# DTV/DISH merger



## TomCat (Aug 31, 2002)

The consensus is that its unlikely, but goofy over at DISH has approached DTV regarding this just the same.

What do we think of this? Is it a good idea? a bad idea? and why?

They use the same system for delivery, and it would be simple for them to also operate as separate companies but share satellites and uplink centers. Well, not that simple, they would have to have metadata for both services running on every channel, and there would be a lot of overnight conversions, but that would still probably save them a lot of dough. But that is not a full merger, more of a shared facilities agreement. That is much more likely than a merger, because they don't need approval for that. It might also free up enough sat space to allow them to move into VOD streaming in a big way, and all of that would keep them competitive with the internet and cord cutters.

But they still might go for the full merger. That the two companies are in competition has never seemed to scare them out of raising prices anyway.

One thing I can predict with surety, is that any benefits to them merging will never trickle down to the customer. All you have to so is look at the SiriusXM merger to see how that would go.

So I am on record here as it being NOT a good idea, and I am against it.

But I am curious to hear, with an open mind, why others might not agree.


----------



## slice1900 (Feb 14, 2013)

I don't see how they could have "metadata for both services running on every channel" because they use different modulation. Directv receivers can't receive Dish's modulation and vice versa. Perhaps that's something that could be handled purely via software update, I really couldn't say for sure, but my guess is no.

Even if each could receive the others' channels, the dishes of each don't point in the same place. It isn't helpful for Directv to add allow Dish customers to receive 99/101/103, nor is it terribly useful for Dish to allow Direct customers to receive 110/119 (since a minority of Directv customers have LNBs able to receive those)

There are benefits, but they'd be a decade away, and by taking one option away from every customer who has an option for satellite at all the combined company may end up keeping all the profit rather than passing on any of the savings. The benefits of the merger seem to mainly be limited to reducing the competition so people looking for a deal can't hop between the two every couple years.


----------



## Stuart Sweet (Jun 19, 2006)

I disagree that those benefits would be a decade away. I think they would never come. They would take a decade to implement, but in the intervening years, the new company would be so hampered by the cost of integrating two different systems that they would never truly "benefit."


----------



## Herdfan (Mar 18, 2006)

No, the one "merger" that would have made sense for both companies would have been to share locals. Create a joint venture and beam the locals from the 110 slot. Yes, new receivers would have been required, but I needed new receivers to get the locals anyway. They each would have lost a competitive advantage in the fringe markets (Dish had locals in my market 2 months before Christmas and 8 months before DirecTV), but that would have easily been offset by the need for both companies to launch multiple spot-beam satellites.


----------



## Stuart Sweet (Jun 19, 2006)

Even that might have been too costly. What does make sense, though, is forming a partnership to negotiate for locals, RSNs, etc. to crush the hold of greedy content providers.


----------



## Laxguy (Dec 2, 2010)

For the above reasons, and especially that I believe that competition brings innovation and helps hold down price increases, I am firmly against a merger.


----------



## slice1900 (Feb 14, 2013)

Stuart Sweet said:


> Even that might have been too costly. What does make sense, though, is forming a partnership to negotiate for locals, RSNs, etc. to crush the hold of greedy content providers.

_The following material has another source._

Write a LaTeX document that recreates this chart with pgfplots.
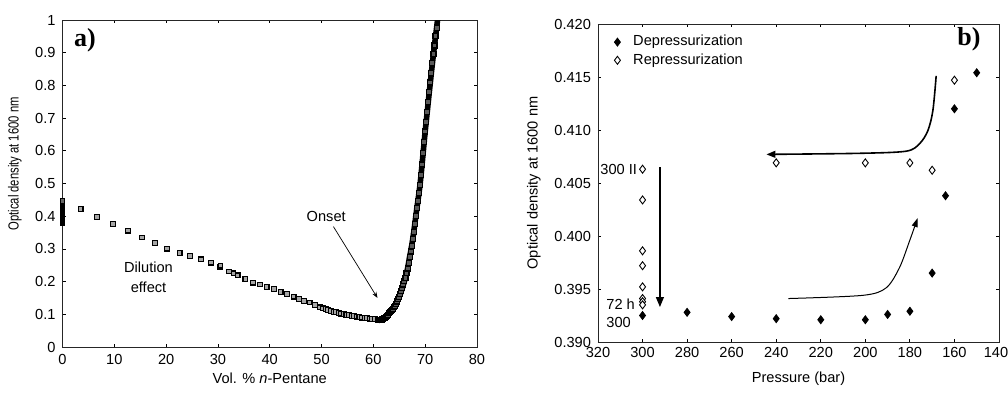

Directv has 20 million subscribers and Dish 14, so combined they'd have 34. Is that really giving them all that much better negotiation leverage? Certainly not enough to "crush" them... And what if, due to their different customer base/demographics, they assign different values to the locals or RSNs for a given DMA where one is stronger than the other? Directv has more to lose not renewing with YES, for instance, than Dish who is surely very weak with hardcore NYC area Yankees fans, so they'd be willing to pay more than Dish. Who settles such disagreements, does Directv rule because they're bigger, or does nothing get signed unless/until both agree?

For negotiations with Disney, FOX, HBO for obvious must have channels, sure it sounds like a great idea. But who says they'd be willing to talk to two separate companies partnering up hoping for better negotiation leverage? They're under no obligation to do so.

If you owned a business that sold unique products that there was no substitute for, and had two of your largest volume customers come to you saying "we are partnering up, so we'd like volume pricing based on our combined volume", would you do it? You'd still send bills to, work on technical issues with, ship to, etc. two separate entities, so the savings would all be on their end and coming out of your profits. They have no choice but to buy these products from you because they will lose many customers if they don't have them. You'd have to be crazy to let them do that!


----------



## dish556 (Feb 18, 2014)

I do think both company should Merge whyn't it will help Dish bring down the cost of Network high price of content and if comcast and time warner can do this whyn't DTV and Dish these network should work better with dish and DTV giving us better prices and not up prices us every chance they get. plus Mr.Ergen is already is part owner in DTV with Dishnet.

http://online.wsj.com/news/articles/SB10001424052748703584804576143833056404482

http://dealbook.nytimes.com/2011/02/14/echostar-to-buy-hughes-communications-for-1-3-billion/?_php=true&_type=blogs&_r=0


----------



## James Long (Apr 17, 2003)

dish556 said:


> I do think both company should Merge whyn't it will help Dish bring down the cost of Network high price of content and if comcast and time warner can do this whyn't DTV and Dish these network should work better with dish and DTV giving us better prices and not up prices us every chance they get. plus Mr.Ergen is already is part owner in DTV with Dishnet.
> 
> http://online.wsj.com/news/articles/SB10001424052748703584804576143833056404482
> 
> http://dealbook.nytimes.com/2011/02/14/echostar-to-buy-hughes-communications-for-1-3-billion/?_php=true&_type=blogs&_r=0


Hughes Communications is no longer associated with DirecTV ... so no part ownership.
http://www.nasdaq.com/symbol/dtv/ownership-summary


----------



## Stewart Vernon (Jan 7, 2005)

Stuart Sweet said:


> Even that might have been too costly. What does make sense, though, is forming a partnership to negotiate for locals, RSNs, etc. to crush the hold of greedy content providers.


I don't think they could do that... legally... without being accused of collusion and price-fixing. This seems to be what got Apple into trouble over e-Books... trying to help coordinate different publishers and setting price-points.


----------